Paul Weller | Sonik Kicks

Neatly sidestepping the descent into wobbly middle-aged and middle of the road dreariness a la Peter Gabriel and David Gilmore, Paul Weller has sensibly kept his modish suits sharp and his music even sharper of late. Clearly underneath that spiky hedgehog haircut lies an overactive brain that is showing no sign of slowing down despite his 54 years.
With the enthusiasm of a puppy on crack, Weller eschews the vintage tinted nostalgia of 1995’s Stanley Road and the dad-rock of follow up Heavy Soul on Sonik Kicks to hectically delve into a range of genres–often times just momentarily–firing out ideas and weird interludes like a catherine wheel gone haywire.
Psychedelic punk pop and cosmic guitars are liberally splashed across the album, but the real surprise is the gorgeous and quite unexpected dub bliss out of “Study in Blue”, which the album is more or less built around. A duet with fifth (yes fifth) wife Hannah, the song mutates halfway through into psychedelic dub reggae. Simply put, it’s just great, the sort of ganja-hinged preposterousness you’d never expect from Weller.

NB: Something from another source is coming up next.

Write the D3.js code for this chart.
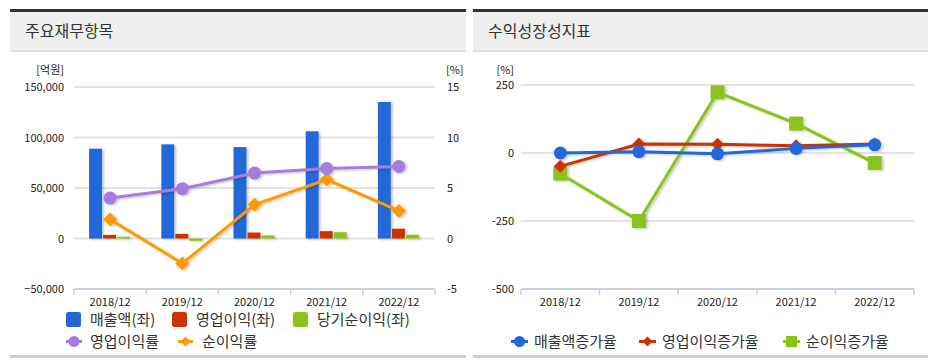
<!DOCTYPE html>
<html><head><meta charset="utf-8">
<script src="https://cdn.jsdelivr.net/npm/d3@7/dist/d3.min.js"></script>
<style>
body{margin:0;background:#fff;}
svg text{font-family:"Noto Sans CJK KR","Noto Sans",sans-serif;}
</style></head>
<body><svg id="c" width="933" height="362"></svg>
<script>
const categories = ["2018/12","2019/12","2020/12","2021/12","2022/12"];
// 주요재무항목 (억원)
const sales = [88900, 93200, 90500, 106100, 135200];
const opIncome = [3500, 4600, 5900, 7300, 9700];
const netIncome = [1700, -2300, 3000, 6200, 3700];
// (%)
const opMargin = [4.0, 4.92, 6.48, 6.93, 7.13];
const netMargin = [1.89, -2.47, 3.36, 5.83, 2.73];
// 수익성장성지표 (%)
const salesGrowth = [0, 5, -3, 17, 30];
const opGrowth = [-49, 33, 32, 27, 33];
const netGrowth = [-76, -250, 223, 108, -37];
const leftTicks = [-50000, 0, 50000, 100000, 150000];
const rightTicks = [-5, 0, 5, 10, 15];
const growthTicks = [-500, -250, 0, 250];

const C = {blue:"#2167d8", red:"#cc3300", green:"#8cc21a", purple:"#a77ddb", orange:"#ff9a00"};
const svg = d3.select("#c");
const defs = svg.append("defs");
const f = defs.append("filter").attr("id","sh").attr("x","-20%").attr("y","-20%").attr("width","160%").attr("height","160%");
f.append("feDropShadow").attr("dx",2).attr("dy",1).attr("stdDeviation",1).attr("flood-color","#000").attr("flood-opacity",0.22);

function panel(x0, x1, title){
  const g = svg.append("g");
  g.append("rect").attr("x",x0).attr("y",11).attr("width",x1-x0).attr("height",40).attr("fill","#efefef");
  g.append("rect").attr("x",x0).attr("y",9).attr("width",x1-x0).attr("height",3).attr("fill","#333");
  g.append("rect").attr("x",x0).attr("y",50.5).attr("width",x1-x0).attr("height",1.5).attr("fill","#dcdcdc");
  g.append("rect").attr("x",x0).attr("y",355).attr("width",x1-x0).attr("height",3).attr("fill","#cfcfcf");
  g.append("text").attr("x",x0+15).attr("y",37).attr("font-size",16).attr("fill","#333").text(title);
}
panel(10, 466, "주요재무항목");
panel(473, 928, "수익성장성지표");

function diamond(s){return `M0,${-s}L${s},0L0,${s}L${-s},0Z`;}
const FS = 11;

// ---------- Left chart ----------
{
  const x = d3.scaleBand().domain(categories).range([74,435]);
  const y = d3.scaleLinear().domain([-50000,150000]).range([289,87]);
  const y2 = d3.scaleLinear().domain([-5,15]).range([289,87]);
  const g = svg.append("g");
  g.selectAll(".gl").data(leftTicks.filter(d=>d>-50000)).join("line")
    .attr("x1",74).attr("x2",435).attr("y1",d=>y(d)).attr("y2",d=>y(d))
    .attr("stroke","#e3e3e3").attr("stroke-width",2);
  g.append("line").attr("x1",74).attr("x2",435).attr("y1",289).attr("y2",289).attr("stroke","#c9d3e0").attr("stroke-width",2);
  const bounds = categories.map(c=>x(c)).concat([435]);
  g.selectAll(".tk").data(bounds).join("line").attr("x1",d=>d).attr("x2",d=>d).attr("y1",289).attr("y2",295).attr("stroke","#c9d3e0").attr("stroke-width",1.5);
  g.selectAll(".xl").data(categories).join("text").attr("x",d=>x(d)+x.bandwidth()/2).attr("y",306)
    .attr("text-anchor","middle").attr("font-size",FS).attr("fill","#222").text(d=>d);
  g.selectAll(".yl").data(leftTicks).join("text").attr("x",64).attr("y",d=>y(d)+4).attr("text-anchor","end")
    .attr("font-size",FS).attr("fill","#222").text(d=>d3.format(",")(d));
  g.append("text").attr("x",64).attr("y",74).attr("text-anchor","end").attr("font-size",FS).attr("fill","#222").text("[억원]");
  g.selectAll(".yr").data(rightTicks).join("text").attr("x",447).attr("y",d=>y2(d)+4).attr("text-anchor","start")
    .attr("font-size",FS).attr("fill","#222").text(d=>d);
  g.append("text").attr("x",446).attr("y",74).attr("text-anchor","start").attr("font-size",FS).attr("fill","#222").text("[%]");

  const xs = d3.scaleBand().domain([0,1,2]).range([0,41]).paddingInner(0.08);
  const series = [[sales,C.blue],[opIncome,C.red],[netIncome,C.green]];
  const bg = g.append("g").attr("filter","url(#sh)");
  series.forEach(([vals,col],si)=>{
    bg.selectAll(null).data(vals).join("rect")
      .attr("x",(d,i)=>x(categories[i])+x.bandwidth()/2-21+xs(si))
      .attr("width",xs.bandwidth())
      .attr("y",d=>Math.min(y(d),y(0))).attr("height",d=>Math.abs(y(d)-y(0)))
      .attr("fill",col);
  });
  const cx = (d,i)=>x(categories[i])+x.bandwidth()/2;
  const line = d3.line().x(cx).y(d=>y2(d));
  const lg = g.append("g").attr("filter","url(#sh)");
  lg.append("path").datum(netMargin).attr("d",line).attr("fill","none").attr("stroke",C.orange).attr("stroke-width",3);
  lg.selectAll(null).data(netMargin).join("path").attr("transform",(d,i)=>`translate(${cx(d,i)},${y2(d)})`).attr("d",diamond(7)).attr("fill",C.orange);
  lg.append("path").datum(opMargin).attr("d",line).attr("fill","none").attr("stroke",C.purple).attr("stroke-width",3);
  lg.selectAll(null).data(opMargin).join("circle").attr("cx",cx).attr("cy",d=>y2(d)).attr("r",6.5).attr("fill",C.purple);

  // legend
  const L = g.append("g");
  const items1 = [["매출액(좌)",C.blue,66],["영업이익(좌)",C.red,172],["당기순이익(좌)",C.green,293]];
  items1.forEach(([t,c,lx])=>{
    L.append("rect").attr("x",lx).attr("y",312).attr("width",15).attr("height",15).attr("rx",2.5).attr("fill",c);
    L.append("text").attr("x",lx+24).attr("y",325).attr("font-size",15).attr("fill","#333").text(t);
  });
  L.append("line").attr("x1",66).attr("x2",82).attr("y1",341.5).attr("y2",341.5).attr("stroke",C.purple).attr("stroke-width",3);
  L.append("circle").attr("cx",74).attr("cy",341.5).attr("r",5.5).attr("fill",C.purple);
  L.append("text").attr("x",90).attr("y",347).attr("font-size",15).attr("fill","#333").text("영업이익률");
  L.append("line").attr("x1",178).attr("x2",193).attr("y1",341.5).attr("y2",341.5).attr("stroke",C.orange).attr("stroke-width",3);
  L.append("path").attr("transform","translate(185.5,341.5)").attr("d",diamond(5)).attr("fill",C.orange);
  L.append("text").attr("x",202).attr("y",347).attr("font-size",15).attr("fill","#333").text("순이익률");
}

// ---------- Right chart ----------
{
  const x = d3.scaleBand().domain(categories).range([521,914]);
  const y = d3.scaleLinear().domain([-500,250]).range([289,85]);
  const g = svg.append("g");
  g.selectAll(".gl").data(growthTicks.filter(d=>d>-500)).join("line")
    .attr("x1",521).attr("x2",914).attr("y1",d=>y(d)).attr("y2",d=>y(d))
    .attr("stroke","#e3e3e3").attr("stroke-width",2);
  g.append("line").attr("x1",521).attr("x2",914).attr("y1",289).attr("y2",289).attr("stroke","#c9d3e0").attr("stroke-width",2);
  const bounds = categories.map(c=>x(c)).concat([914]);
  g.selectAll(".tk").data(bounds).join("line").attr("x1",d=>d).attr("x2",d=>d).attr("y1",289).attr("y2",295).attr("stroke","#c9d3e0").attr("stroke-width",1.5);
  g.selectAll(".xl").data(categories).join("text").attr("x",d=>x(d)+x.bandwidth()/2).attr("y",306)
    .attr("text-anchor","middle").attr("font-size",FS).attr("fill","#222").text(d=>d);
  g.selectAll(".yl").data(growthTicks).join("text").attr("x",514).attr("y",d=>y(d)+4).attr("text-anchor","end")
    .attr("font-size",FS).attr("fill","#222").text(d=>d);
  g.append("text").attr("x",514).attr("y",74).attr("text-anchor","end").attr("font-size",FS).attr("fill","#222").text("[%]");

  const cx = (d,i)=>x(categories[i])+x.bandwidth()/2;
  const line = d3.line().x(cx).y(d=>y(d));
  const lg = g.append("g").attr("filter","url(#sh)");
  lg.append("path").datum(netGrowth).attr("d",line).attr("fill","none").attr("stroke",C.green).attr("stroke-width",3);
  lg.selectAll(null).data(netGrowth).join("rect").attr("x",(d,i)=>cx(d,i)-7).attr("y",d=>y(d)-7).attr("width",14).attr("height",14).attr("fill",C.green);
  lg.append("path").datum(opGrowth).attr("d",line).attr("fill","none").attr("stroke",C.red).attr("stroke-width",3);
  lg.selectAll(null).data(opGrowth).join("path").attr("transform",(d,i)=>`translate(${cx(d,i)},${y(d)})`).attr("d",diamond(6.5)).attr("fill",C.red);
  lg.append("path").datum(salesGrowth).attr("d",line).attr("fill","none").attr("stroke",C.blue).attr("stroke-width",3);
  lg.selectAll(null).data(salesGrowth).join("circle").attr("cx",cx).attr("cy",d=>y(d)).attr("r",6.5).attr("fill",C.blue);

  const L = g.append("g");
  const items = [["매출액증가율",C.blue,511,"c"],["영업이익증가율",C.red,639,"d"],["순이익증가율",C.green,783,"s"]];
  items.forEach(([t,c,lx,m])=>{
    L.append("line").attr("x1",lx).attr("x2",lx+17).attr("y1",341.5).attr("y2",341.5).attr("stroke",c).attr("stroke-width",3);
    if(m==="c") L.append("circle").attr("cx",lx+8.5).attr("cy",341.5).attr("r",5.5).attr("fill",c);
    else if(m==="d") L.append("path").attr("transform",`translate(${lx+8.5},341.5)`).attr("d",diamond(5)).attr("fill",c);
    else L.append("rect").attr("x",lx+3).attr("y",336).attr("width",11).attr("height",11).attr("fill",c);
    L.append("text").attr("x",lx+23).attr("y",347).attr("font-size",15).attr("fill","#333").text(t);
  });
}
</script></body></html>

Far from coherent, a few too many electro blips, bleeps and high-pitched white noise hint that someone got a little too carried away on the mixing desk. You can imagine Weller sneaking into the control room between tracks and fiddling with the buttons before being swatted away by the sound engineer and told to stay put in the studio. Opening track “Green” suddenly fades out for a few seconds around the 1.40 mark like someone has spilt coffee over the cross fader, and by the end of the ‘experimental’ 2.01 minutes of “Sleep of the Serene”, the acoustic slide into “By The Waters” is a sublime relief. Furthermore, the 20 seconds of interlude “Twilight” could have easily been left on the cutting room floor altogether IMHO.
So is Sonik Kicks actually any good? Well, yes and no. Your dad will love it and think it’s groundbreaking. Meanwhile younger listeners will wonder why some old crusty is trying to do dub. Obviously Weller doesn’t care either way, and is content to do whatever the hell he pleases for now. Good on him.